### SET TASK
The lines to extract run from the first line of the material below to the line containing "(0,0) rectangle (953,504);", both included; leave the pictures behind.

### DATASET SECTION

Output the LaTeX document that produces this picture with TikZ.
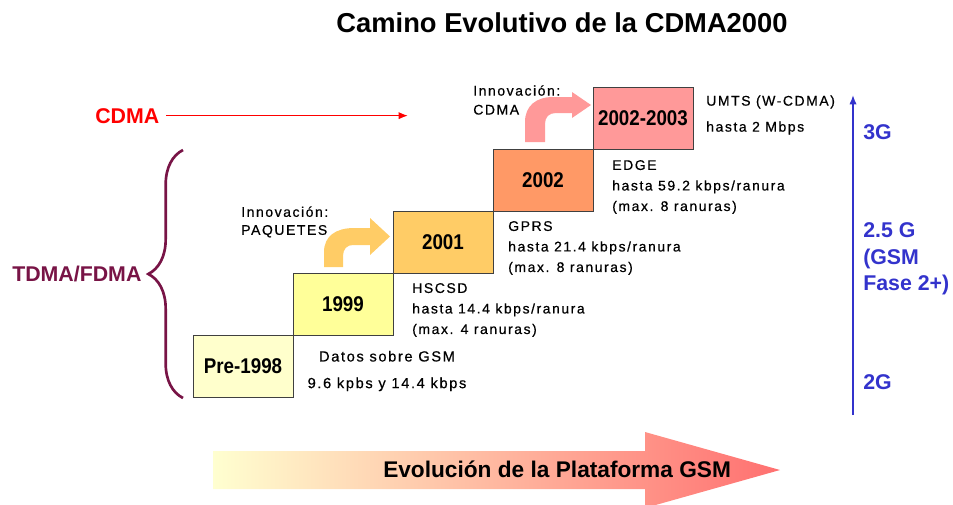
\documentclass[tikz,border=0pt]{standalone}
\usepackage{fontspec}
\setmainfont{Liberation Sans}
\newfontfamily\spacedfont[LetterSpace=11, FakeBold=0.5]{Liberation Sans}
\newfontfamily\narrowfont[FakeStretch=0.88]{Liberation Sans}
\usepackage{tikz}
\usetikzlibrary{arrows.meta, positioning, decorations.pathreplacing}
\definecolor{cdmared}{RGB}{255, 0, 0}
\definecolor{tdmapurple}{RGB}{120, 20, 70}
\definecolor{genblue}{RGB}{51, 51, 204}
\definecolor{boxgray}{RGB}{64, 64, 64}
\definecolor{stepcream}{RGB}{255, 255, 204}
\definecolor{stepyellow}{RGB}{255, 255, 153}
\definecolor{steporange}{RGB}{255, 204, 102}
\definecolor{stepdark}{RGB}{255, 153, 102}
\definecolor{steppink}{RGB}{255, 153, 153}
\definecolor{evocream}{RGB}{255, 255, 208}
\definecolor{evopeach}{RGB}{255, 210, 168}
\definecolor{evosalmon}{RGB}{255, 112, 112}

\begin{document}
\begin{tikzpicture}[
    x=0.75pt, y=-0.75pt,
    stepbox/.style={rectangle, draw=boxgray, line width=0.6pt, minimum width=75pt, minimum height=46.5pt, inner sep=0pt, font=\narrowfont\bfseries\fontsize{16}{19}\selectfont},
    desc/.style={inner sep=0pt, anchor=west, align=left, font=\spacedfont\fontsize{10.5}{#1}\selectfont},
    desc/.default=15.4,
    tech/.style={inner sep=0pt, anchor=base west, font=\bfseries\fontsize{16}{19}\selectfont},
    gen/.style={inner sep=0pt, anchor=west, align=left, text=genblue, font=\bfseries\fontsize{16}{19.9}\selectfont},
    thinarrow/.style={line width=1.1pt, -{Latex[length=7pt, width=5.5pt]}}
]
    \useasboundingbox (0,0) rectangle (953,504);

    % Title
    \node[font=\bfseries\fontsize{20.5}{24}\selectfont, anchor=base, inner sep=0pt] (title) at (562,32) {Camino Evolutivo de la CDMA2000};

    % Bottom arrow
    \shade[left color=evocream, middle color=evopeach, right color=evosalmon]
        (213,451) -- (645,451) -- (645,432) -- (780,470) -- (645,508) -- (645,489) -- (213,489) -- cycle;
    \node[font=\bfseries\fontsize{17}{20}\selectfont, anchor=base west, inner sep=0pt] (evo) at (383,477) {Evolución de la Plataforma GSM};

    % Innovation arrows
    \fill[steporange] (324,267) -- (324,252) .. controls (324,236) and (336,228) .. (354,228) -- (370,228) -- (370,218)
        -- (390,236.5) -- (370,255) -- (370,245) -- (353,245) .. controls (347,245) and (343,249) .. (343,256) -- (343,267) -- cycle;
    \fill[steppink] (525,142) -- (525,122) .. controls (525,106) and (536,97) .. (553,97) -- (572,97) -- (572,92)
        -- (591,105) -- (572,118) -- (572,113) -- (556,113) .. controls (549,113) and (545,117) .. (545,124) -- (545,142) -- cycle;

    % Steps
    \node[stepbox, fill=stepcream] (pre) at (243,366) {Pre-1998};
    \node[stepbox, fill=stepyellow] (y1999) at (343,304) {1999};
    \node[stepbox, fill=steporange] (y2001) at (443,242) {2001};
    \node[stepbox, fill=stepdark] (y2002) at (543,180) {2002};
    \node[stepbox, fill=steppink] (y2003) at (643,118) {2002-2003};

    % Descriptions
    \node[desc=20, anchor=center, align=center, font=\spacedfont\fontsize{11}{20}\selectfont] (gsm) at (387,371) {Datos sobre GSM\\9.6 kpbs y 14.4 kbps};
    \node[desc] (hscsd) at (412,310) {HSCSD\\hasta 14.4 kbps/ranura\\(max. 4 ranuras)};
    \node[desc] (gprs) at (508,248) {GPRS\\hasta 21.4 kbps/ranura\\(max. 8 ranuras)};
    \node[desc] (edge) at (612,187) {EDGE\\hasta 59.2 kbps/ranura\\(max. 8 ranuras)};
    \node[desc=19.5] (umts) at (706,115) {UMTS (W-CDMA)\\hasta 2 Mbps};
    \node[desc=13.5] (innopaq) at (241,222) {Innovación:\\PAQUETES};
    \node[desc=14.2] (innocdma) at (473,100) {Innovación:\\CDMA};

    % Access techniques
    \node[tech, text=cdmared] (cdma) at (95,123) {CDMA};
    \coordinate (cdmaend) at (408,115);
    \draw[thinarrow, cdmared, shorten <=5pt] (cdma.east) -- (cdma.east -| cdmaend);
    \node[tech, text=tdmapurple] (tdma) at (12,281) {TDMA/FDMA};
    \coordinate (bracebot) at (183,398);
    \coordinate (bracetop) at (183,150);
    \draw[tdmapurple, line width=2pt, decorate, decoration={brace, amplitude=26pt}] (bracebot) -- (bracetop);

    % Generations
    \coordinate (axisbot) at (853,415);
    \coordinate (axistop) at (853,95);
    \draw[thinarrow, genblue] (axisbot) -- (axistop);
    \node[gen] (g3) at (863,132) {3G};
    \node[gen] (g25) at (863,259) {2.5 G\\(GSM\\Fase 2+)};
    \node[gen] (g2) at (863,382) {2G};
\end{tikzpicture}
\end{document}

### PROBLEM SOLUTION
Output the LaTeX document that produces this picture with TikZ.
\documentclass[tikz,border=0pt]{standalone}
\usepackage{fontspec}
\setmainfont{Liberation Sans}
\newfontfamily\spacedfont[LetterSpace=11, FakeBold=0.5]{Liberation Sans}
\newfontfamily\narrowfont[FakeStretch=0.88]{Liberation Sans}
\usepackage{tikz}
\usetikzlibrary{arrows.meta, positioning, decorations.pathreplacing}
\definecolor{cdmared}{RGB}{255, 0, 0}
\definecolor{tdmapurple}{RGB}{120, 20, 70}
\definecolor{genblue}{RGB}{51, 51, 204}
\definecolor{boxgray}{RGB}{64, 64, 64}
\definecolor{stepcream}{RGB}{255, 255, 204}
\definecolor{stepyellow}{RGB}{255, 255, 153}
\definecolor{steporange}{RGB}{255, 204, 102}
\definecolor{stepdark}{RGB}{255, 153, 102}
\definecolor{steppink}{RGB}{255, 153, 153}
\definecolor{evocream}{RGB}{255, 255, 208}
\definecolor{evopeach}{RGB}{255, 210, 168}
\definecolor{evosalmon}{RGB}{255, 112, 112}

\begin{document}
\begin{tikzpicture}[
    x=0.75pt, y=-0.75pt,
    stepbox/.style={rectangle, draw=boxgray, line width=0.6pt, minimum width=75pt, minimum height=46.5pt, inner sep=0pt, font=\narrowfont\bfseries\fontsize{16}{19}\selectfont},
    desc/.style={inner sep=0pt, anchor=west, align=left, font=\spacedfont\fontsize{10.5}{#1}\selectfont},
    desc/.default=15.4,
    tech/.style={inner sep=0pt, anchor=base west, font=\bfseries\fontsize{16}{19}\selectfont},
    gen/.style={inner sep=0pt, anchor=west, align=left, text=genblue, font=\bfseries\fontsize{16}{19.9}\selectfont},
    thinarrow/.style={line width=1.1pt, -{Latex[length=7pt, width=5.5pt]}}
]
    \useasboundingbox (0,0) rectangle (953,504);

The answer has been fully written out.